Este adormecimiento arquitectural de los sentidos, que cuando falta luego muchos buscamos sustituir con los tranquilizantes o con la champaña a bordo, fue iniciado en los cincuenta por el único terminal aéreo de la modernidad que goza de status de monumento histórico: el TWA Terminal en JFK, de Eero Saarinen, la Golden Eagle de concreto de alas distendidas. El vértigo del vuelo en tierra yo sólo lo he sentido allí. Entonces, la angustiosa espera de rigor a las puertas del próximo avión se me convirtió en un placentero escudriñamiento de detalles y de transparencias y en una inesperada indagación de la metáfora del hangar acristalado.

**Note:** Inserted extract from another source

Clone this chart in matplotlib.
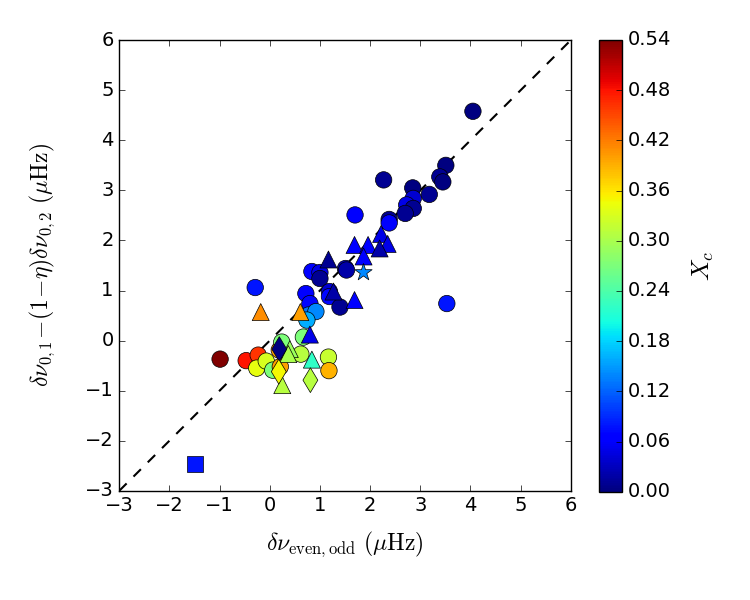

Pero nada que hacer. Máquina, pájaro, container, ala de avión, turbina o hangar, como decía Rafael Moneo de su diseño para el aeropuerto de Sevilla, todos se quedan en tierra: porque el movimiento es algo contrario a la arquitectura. Las únicas máquinas viajeras son las tecnologías en su paso renovado y constante por el edificio.
4. Aeropuertos canónicos
Hay un tipo de aeropuerto, sin embargo, que es casi canónico: el de los dos niveles y los fingers. A este tipo pertenecen el favorito de Moneo, el Hartsfield Atlanta International Airport y nuestro Simón Bolívar de Maiquetía. En estos aeropuertos nada llama nuestra atención, nada nos emborracha, no sentimos ningún tipo de vértigo. Son arquitecturas asentadas, generalmente de geometría muy ortogonal y severamente representativas de la idea de la gravedad. Su aspecto es pesado, masivo y nada aerodinámico.
El aeropuerto de Atlanta, hasta el martes pasado el mayor y más moderno de América en tamaño y en tráfico de masas, "puerta de entrada al mundo" para los Juegos Olímpicos de 1996, es simplemente un doble peine con pistas a los lados, con un espacio en el centro de 462 mil metros cuadrados, servido también por un tren y unos ciento veinte fingers. El nuestro, un peine simple a lo largo de una sala ineal, servido por la décima parte de fingers, y concebido para atender hasta quince millones de pasajeros al año se ha hecho muy pequeño, y ésa es su gran falla. La distancia entreambos es en mucho de tamaño, y si el tamaño lo da la plaza, “estableciendo las verdaderas diferencias de la arquitectura aeroportuaria”, habría que convenir que Felipe Montemayor y su equipo atinaron en su escogencia tipológica, una década atrás.
También decía Le Corbusier que “el avión, en el cielo, lleva nuestros corazones por encima de las cosas mediocres, agregando que cuando los ojos ven con claridad, la mente toma claras decisiones”. Como en todo cánon, el aeropuerto que ahora veía ¡finalmente! aproximarse a mi derecha, lucía como una norma, tajantemente establecida en tierra para ser cumplida y seguida... Sus reglas claramente inscritas en la planta, como las líneas de Nazca, legibles desde el cielo, indicaban el camino. Entonces, agradecida, no pude sino reconciliarme con su arquitectura. A lo mejor porque lo que quería era aterrizar de una vez, o a lo mejor porque comencé a valorar, como Rafa, la idea de que los aeropuertos no vuelan. Los que deben ser móviles o removibles son los aviones... y, claro está, los operarios.
NOTAS:
1. Le Corbusier. Avión, 1933.
2. Luis Fernández-Galiano. "Tráfico Aéreo", A&V, 23, Madrid, 1993.
Publicado en: Arquitectura, El Diario de Caracas, Caracas, 1995.